3.   Dr. Bajor stated:  “In summary, therefore, a number of factors contributed to the development of Mr. Rivard's illness including the predisposition to depression caused by early childhood deprivation;  the low self-esteem, the stormy marriage, the arrest for assaulting his wife, and being questioned and ostracized by his employer, the police department, for the alleged conspiracy to commit murder.”   Appellant suffered a life-threatening motorcycle accident in June 1977;  Dr. Bajor believed he then reassessed his life and recognized how badly he treated his family and related to others, which was a factor in the development of his depression.   Although events between appellant and the Los Angeles Police Department had an influence on the development of Rivard's illness, Dr. Bajor questioned if these would be considered “job related” since, “strictly speaking, they did not arise out of Mr. Rivard's duties as a policeman.   Actually, if anything, it was the threat of loosing [sic ] his job rather than the performance of his duties which contributed to the disability.”Dr. Gillick stated:  “It was not his police work itself that pushed Mr. Rivard over the edge into the current chronic impaired state.   It was the shatterring [sic ] of the image of his LAPD family that disintegrated his borderline personality integration.”Dr. Gary Davis, in evaluating for workers' compensation, stated that appellant's disability was predominantly work related.   There were a series of events and stresses that accumulated and culminated in the disability.  Rivard's marital disharmony and accident history contributed to his current disorder.  “However he was, despite his mental psychic discomfort, functioning satisfactorily up until the time of his investigations by the LAPD.”Dr. Robert Hoffman stated that, after his hospitalization and return to limited duty, appellant “felt trapped in his current position in which he must report for work at a job he does not particularly enjoy and which has no real future for him but which he must keep in order to earn a living.”  Dr. Hoffman said:  “I believe Mr.
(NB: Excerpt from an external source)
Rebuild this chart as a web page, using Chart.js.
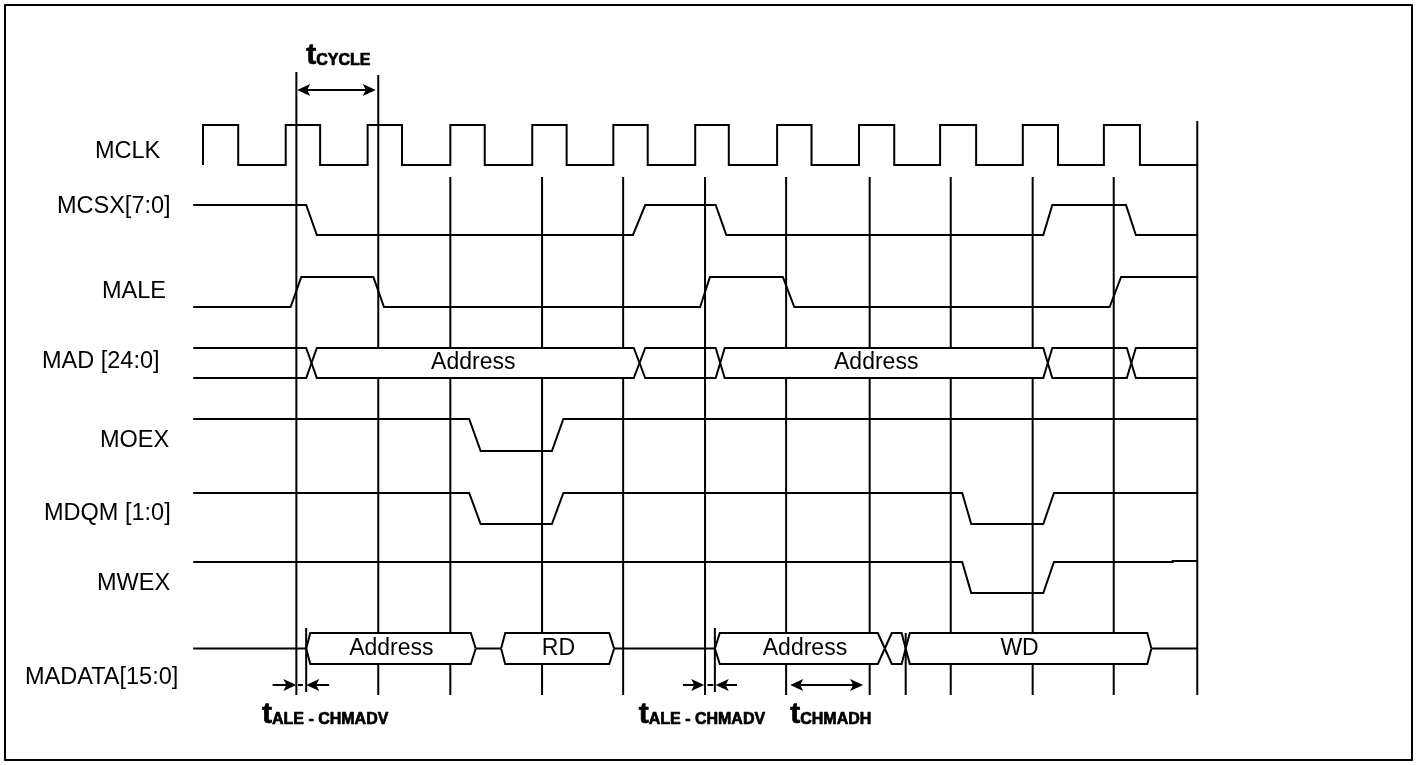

Rivard's current deterioration can be ascribed virtually entirely to his current work predicament, in which he does not appear to have any viable, or at least acceptable, alternatives available to him, and to his protracted Worker's Compensation case.”

 OSBORNE, Associate Justice.* FN* Assigned by the Chairperson of the Judicial Council.

FEINERMAN, P.J., and ASHBY, J., concur.